Dans la littérature déjà surabondante qui a préparé et qui commente une évolution si remarquable par son ampleur et la rapidité de son progrès, l’ouvrage que nous présentons tient une place à part et qu’il importe de situer. C’est un ouvrage de base, littéralement, parce qu’en bonne méthode régionaliste, il part d’en bas, des relations quotidiennes, et non pas d’idéologies, encore moins de mythes nationaux.

Avant de généraliser ses analyses à tout l’ensemble européen, il est né de l’étude minutieuse d’un problème on ne peut plus concret, celui des 25 000 travailleurs migrants qui chaque matin quittent le pays de Gex ou la Savoie pour aller à Genève gagner leur vie et qui rentrent le soir dans leur village français. Charles Ricq, chargé de recherches à l’Institut universitaire d’études européennes, à Genève, a entrepris d’enregistrer tout ce que l’on peut savoir sur les acteurs sociaux, économiques et culturels de la région, créée en quelque sorte par cette migration pendulaire. Dans le même temps, et non sans relation avec les études en cours, cette région devenait le lieu et l’occasion d’une origine très clairement repérable et entièrement analysée en ses facteurs, d’un début net, comme il est rarissime d’en trouver dans l’histoire.

La région franco-genevoise se trouve être en effet l’une des rares, à ce jour, qui ne se définit pas en termes d’ethnie, de conflit de langues, de « libération » de quoi que ce soit, sinon de la seule frontière stato-nationale qui ne correspond plus à rien d’utile mais qui entrave tout, sauf la libre circulation des nuisances.

Elle présente l’intérêt historique d’avoir été la première en Europe à se faire doter, par convention entre les deux gouvernements intéressés, d’une Commission bipartite aux compétences limitées mais réelles (formule déjà reprise pour la région tripartite franco-germano-suisse autour du coude du Rhin à Bâle).

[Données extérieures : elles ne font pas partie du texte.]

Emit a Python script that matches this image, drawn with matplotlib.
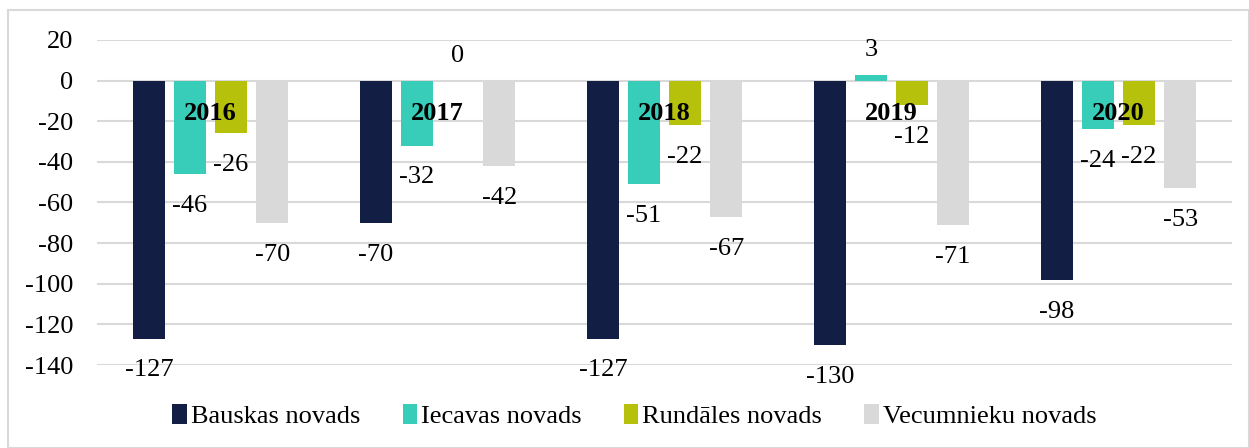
import numpy as np
import matplotlib.pyplot as plt
from matplotlib.patches import Rectangle
from matplotlib.ticker import FuncFormatter

plt.rcParams['font.family'] = ['Liberation Serif', 'DejaVu Serif']

years = ['2016', '2017', '2018', '2019', '2020']
series = ['Bauskas novads', 'Iecavas novads', 'Rundāles novads', 'Vecumnieku novads']
bauska = [-127, -70, -127, -130, -98]
iecava = [-46, -32, -51, 3, -24]
rundale = [-26, 0, -22, -12, -22]
vecumnieki = [-70, -42, -67, -71, -53]
colors = ['#131e45', '#38cdb9', '#b5c10b', '#d9d9d9']

values = [bauska, iecava, rundale, vecumnieki]

fig = plt.figure(figsize=(12.49, 4.48), dpi=100)
ax = fig.add_axes([97 / 1249, 1 - 365 / 448, 1135 / 1249, 325 / 448])

x = np.arange(len(years))
w = 0.141
step = 0.181
fs = 19
for i, (vals, c, name) in enumerate(zip(values, colors, series)):
    pos = x + (i - 1.5) * step
    ax.bar(pos, vals, width=w, color=c, label=name, zorder=2)
    for xp, v in zip(pos, vals):
        if v < 0:
            ax.annotate(str(v), (xp, v), xytext=(0, -15), textcoords='offset points',
                        ha='center', va='top', fontsize=fs)
        else:
            ax.annotate(str(v), (xp, v), xytext=(0, 10), textcoords='offset points',
                        ha='center', va='bottom', fontsize=fs)

for xi, yr in zip(x, years):
    ax.text(xi, -16, yr, ha='center', va='center', fontsize=fs, fontweight='bold', zorder=3)

ax.set_xlim(-0.5, len(years) - 0.5)
ax.set_ylim(-140, 20)
ax.set_yticks(np.arange(-140, 21, 20))
ax.yaxis.set_major_formatter(FuncFormatter(lambda v, p: '%d' % v))
ax.set_xticks([])
ax.tick_params(axis='y', length=0, labelsize=fs, pad=17)
ax.yaxis.grid(True, color='#d9d9d9', linewidth=1.5, zorder=0)
for s in ax.spines.values():
    s.set_visible(False)

fig.legend(loc='center', bbox_to_anchor=(0.508, 1 - 416 / 448), ncol=4, frameon=False,
           fontsize=fs, handlelength=0.55, handleheight=0.8, handletextpad=0.15, columnspacing=1.6)

fig.patches.append(Rectangle((8 / 1249, 0), 1 - 8 / 1249, 1 - 10 / 448, transform=fig.transFigure,
                             fill=False, edgecolor='#d9d9d9', linewidth=1.5))

fig.savefig('out.png', dpi=100)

Bien plus, la région franco-genevoise a été la première, et demeure la seule jusqu’ici, à passer outre à l’un des tabous de la souveraineté nationale absolue. C’est en effet à l’initiative du gouvernement de la République et canton de Genève qu’une part importante des impôts payés à Genève par les travailleurs frontaliers se trouve reversée aux communes françaises de résidence par l’État de Genève, lequel renonce ainsi à exercer l’un des droits principaux indicatifs de la souveraineté étatique dans l’ère moderne : celui de lever des impôts. Il s’agit là d’une « première » dans notre histoire européenne. Qu’elle ait passé pratiquement inaperçue de la grande presse et de la RTV des deux pays intéressés paraît étrange, pour dire le moins. C’est que le phénomène régional se voit encore considéré, tant en Suisse qu’en France et en Grande-Bretagne, comme une espèce de nuisance politique, accidentelle, qu’on ne peut plus nier mais qu’il est difficile de « résoudre » (au sens de « comment s’en débarrasser ») et non comme ce qu’il est en vérité : l’ouverture d’un long processus de renaissance communautaire dans une société occidentale qui se verrait enfin capable d’offrir à un tiers-monde jusqu’ici fasciné par la seule croissance industrielle, un modèle neuf de développement.

J’ose croire que les travaux menés à Genève par Charles Ricq, avec la rigueur, la patience et le réalisme acharné qui conviennent seuls au traitement d’une formule aussi neuve, ont joué un rôle non négligeable dans une évolution qui porte désormais les espoirs de l’Europe fédérale, et donc de la paix.